Cette fois je te tiens salaud !
A quelle échelle ce jeu peut-il se pratiquer : privément, devant quelques témoins, ou si l’on veut regarder plus grand, à dimension géopolitique ? Pour mémoire, les analystes transactionnels posent que le but pour le joueur, est de justifier sa rage quasi sans limites (qu’elle soit juste ou non). Dit autrement, décharger sa fureur, contenue depuis des années (et des années), devant une situation vécue comme une injustice patente. Les rôles des partenaires sont simples, Victime et Agresseur. Le paradigme psychologique se situe entre Parent-Enfant (j’attendais que tu commettes un faux pas / oui, là, tu m’as bien eu …. et tu vas ressentir l’incommensurabilité de mon courroux !). Le paradigme social est positionné Adulte-Adulte (vous avez fauté / vous dites vrai). Les coups se jouent en trois passes : provocation-accusation / défense-accusation / défense -châtiment.

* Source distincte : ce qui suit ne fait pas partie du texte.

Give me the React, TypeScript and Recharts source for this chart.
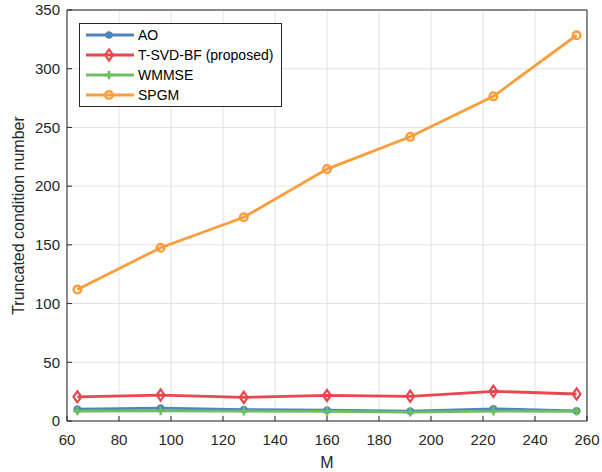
import React from "react"
import { LineChart, Line, XAxis, YAxis, CartesianGrid, Legend } from "recharts"

const mValues = [64, 96, 128, 160, 192, 224, 256]
const aoValues = [10.1, 10.9, 9.7, 9.2, 8.4, 10.4, 8.6]
const tsvdValues = [20.6, 22.1, 20.1, 21.8, 21.0, 25.3, 23.0]
const wmmseValues = [8.5, 8.6, 8.4, 8.2, 7.5, 8.4, 8.3]
const spgmValues = [112, 147.5, 173.5, 214.5, 242, 276.5, 328.5]

const xTicks = [60, 80, 100, 120, 140, 160, 180, 200, 220, 240, 260]
const yTicks = [0, 50, 100, 150, 200, 250, 300, 350]

type Marker = "dot" | "diamond" | "plus" | "ring"

const series: { key: string; name: string; color: string; marker: Marker }[] = [
  { key: "ao", name: "AO", color: "#4f86b9", marker: "dot" },
  { key: "tsvd", name: "T-SVD-BF (proposed)", color: "#e8474d", marker: "diamond" },
  { key: "wmmse", name: "WMMSE", color: "#6cbe60", marker: "plus" },
  { key: "spgm", name: "SPGM", color: "#fa9e3c", marker: "ring" },
]

const data = mValues.map((m, i) => ({
  m,
  ao: aoValues[i],
  tsvd: tsvdValues[i],
  wmmse: wmmseValues[i],
  spgm: spgmValues[i],
}))

const FONT = '"Liberation Sans", Arial, Helvetica, sans-serif'
const AXIS = "#262626"

function drawMarker(kind: Marker, cx: number, cy: number, color: string, key?: string) {
  if (kind === "dot") return <circle key={key} cx={cx} cy={cy} r={3.6} fill={color} stroke={color} strokeWidth={0.5} />
  if (kind === "diamond")
    return (
      <path
        key={key}
        d={`M${cx},${cy - 5.6} L${cx + 3.9},${cy} L${cx},${cy + 5.6} L${cx - 3.9},${cy} Z`}
        fill="none"
        stroke={color}
        strokeWidth={2.2}
      />
    )
  if (kind === "plus")
    return (
      <path
        key={key}
        d={`M${cx - 4.3},${cy} H${cx + 4.3} M${cx},${cy - 4.3} V${cy + 4.3}`}
        stroke={color}
        strokeWidth={2.5}
        fill="none"
      />
    )
  return <circle key={key} cx={cx} cy={cy} r={3.8} fill="none" stroke={color} strokeWidth={2.5} />
}

function LegendBox() {
  return (
    <div
      style={{
        width: 201,
        height: 81,
        border: `1px solid ${AXIS}`,
        background: "#fff",
        fontFamily: FONT,
        fontSize: 14,
        color: "#000",
        paddingTop: 1,
        boxSizing: "content-box",
      }}
    >
      {series.map((s) => (
        <div key={s.key} style={{ height: 20, display: "flex", alignItems: "center" }}>
          <svg width={58} height={20} style={{ display: "block" }}>
            <line x1={6} x2={54} y1={10} y2={10} stroke={s.color} strokeWidth={2.8} />
            {drawMarker(s.marker, 29, 10, s.color)}
          </svg>
          <span style={{ lineHeight: "20px", whiteSpace: "nowrap" }}>{s.name}</span>
        </div>
      ))}
    </div>
  )
}

export default function App() {
  return (
    <div style={{ position: "absolute", left: 0, top: 0, width: 602, height: 472, background: "#fff" }}>
      <LineChart width={602} height={472} data={data} margin={{ top: 9, right: 14, bottom: 0, left: 0 }}>
        <CartesianGrid stroke="#e2e2e2" strokeWidth={1} />
        <XAxis
          dataKey="m"
          type="number"
          domain={[60, 260]}
          ticks={xTicks}
          height={51}
          tickSize={-5}
          tickMargin={18}
          stroke={AXIS}
          tick={{ fill: AXIS, fontSize: 15, fontFamily: FONT }}
          label={{ value: "M", position: "insideBottom", offset: 4, fill: AXIS, fontSize: 16, fontFamily: FONT }}
        />
        <XAxis
          xAxisId="top"
          orientation="top"
          dataKey="m"
          type="number"
          domain={[60, 260]}
          ticks={xTicks}
          height={1}
          tickSize={-5}
          tick={false}
          stroke={AXIS}
        />
        <YAxis
          type="number"
          domain={[0, 350]}
          ticks={yTicks}
          width={67}
          tickSize={-5}
          tickMargin={12}
          stroke={AXIS}
          tick={{ fill: AXIS, fontSize: 15, fontFamily: FONT }}
          label={{
            value: "Truncated condition number",
            angle: -90,
            position: "insideLeft",
            offset: 18,
            fill: AXIS,
            fontSize: 16,
            fontFamily: FONT,
            style: { textAnchor: "middle" },
          }}
        />
        <YAxis
          yAxisId="right"
          orientation="right"
          type="number"
          domain={[0, 350]}
          ticks={yTicks}
          width={1}
          tickSize={-5}
          tick={false}
          stroke={AXIS}
        />
        <Legend
          layout="vertical"
          align="center"
          verticalAlign="middle"
          wrapperStyle={{ left: 79, top: 23, width: 203, height: 83 }}
          content={() => <LegendBox />}
        />
        {series.map((s) => (
          <Line
            key={s.key}
            dataKey={s.key}
            name={s.name}
            stroke={s.color}
            strokeWidth={2.8}
            isAnimationActive={false}
            dot={(p: any) => drawMarker(s.marker, p.cx, p.cy, s.color, `${s.key}-${p.index}`)}
            activeDot={false}
          />
        ))}
      </LineChart>
    </div>
  )
}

Alors, allez-vous me dire, pour le joueur, quels sont les bénéfices ? Réponse en six points. Psychologique interne : justification d’une rage inextinguible. Psychologique externe : échapper au principe de confrontation de ses propres manquements. Social interne (dit autrement, le jeu) : cette fois je te tiens salaud. Pour information,aux US ce jeu porte l’acronyme NIGYSOB, signifiant now I get you son of a bitch). Social externe : ils cherchent tous à nous avoir (la formule aurait pu être plus verte). Biologique : agressivité réciproque. Existentiel (réassurance du joueur ou confirmation de sa vision du monde) : faire confiance est inenvisageable…
Ceci étant rappelé à l’échelle unipersonnelle, testons la dimension géopolitique.
Imaginons une partie de la population d’un pays agressant une partie de la population d’un autre pays : nous tenons les rôles, victime et agresseur. Il se pourrait que le pays dans lequel une part de sa population victime (sans même sous-entendre attendre le faux pas) se positionne directement à la troisième étape du niveau psychologique et annonce : démontrer la puissance de son courroux. Les trois coups sont d’ores et déjà joués. Le châtiment est en route. Ici, relire à nouveaux : les 6 bénéfices.
Gardons en mémoire que les vrais joueurs jouent à une fréquence somme toute assez régulière, trouvent des partenaires, gagnent en habileté, et que tout jeu se pratique avec des règles.
Cependant, force est de constater qu’une part d’inattendu s’introduit bien souvent, venant de zones aveugles auxquelles les joueurs ne font que peu de cas lorsqu’ils entament une partie, trop concentrés sur les bénéfices attendus. Il s’agit en l’occurrence d’un biais cognitif dénommé Illusion de Contrôle. Ce biais souligne que dans une situation, une personne (ou une communauté) est persuadée de sa capacité à contrôler, ou ad minima, d’influer sur son environnement, et particulièrement les phénomènes aléatoires. Ce qui signifie d’être en mesure de favoriser le positif et d’éviter le négatif. Cette illusion nourrit l’évitement de l’angoisse générée par ce qui peut apparaître a priori comme tout à fait incontrôlable. Les joueurs s’autorisent donc à tutoyer les limites de l’extrême.
La lecture factuelle de nos journaux laisse voir en filigrane ce que certaines situations actuelles ont, fort malheureusement, de commun avec les lignes ci-dessus. A grande échelle et systémiquement parlant, ce jeu éminemment complexe amplifie de façon quasi sismique le risque du non-retour. Le bénéfice biologique (agressivité réciproque) s’auto-entretient en boucles récursives, et le bénéfice existentiel (faire confiance est décidément impossible) se grave sinistrement dans le marbre. Sortir de ce schéma et transcender ces attitudes comportementales passe par la prise de conscience (Adulte-Adulte).
A l’échelle géo-politico-diplomatique, cette étape est indispensable pour faire sainement société. Sans jouer, pour vivre en cela la politesse de l’usage du monde.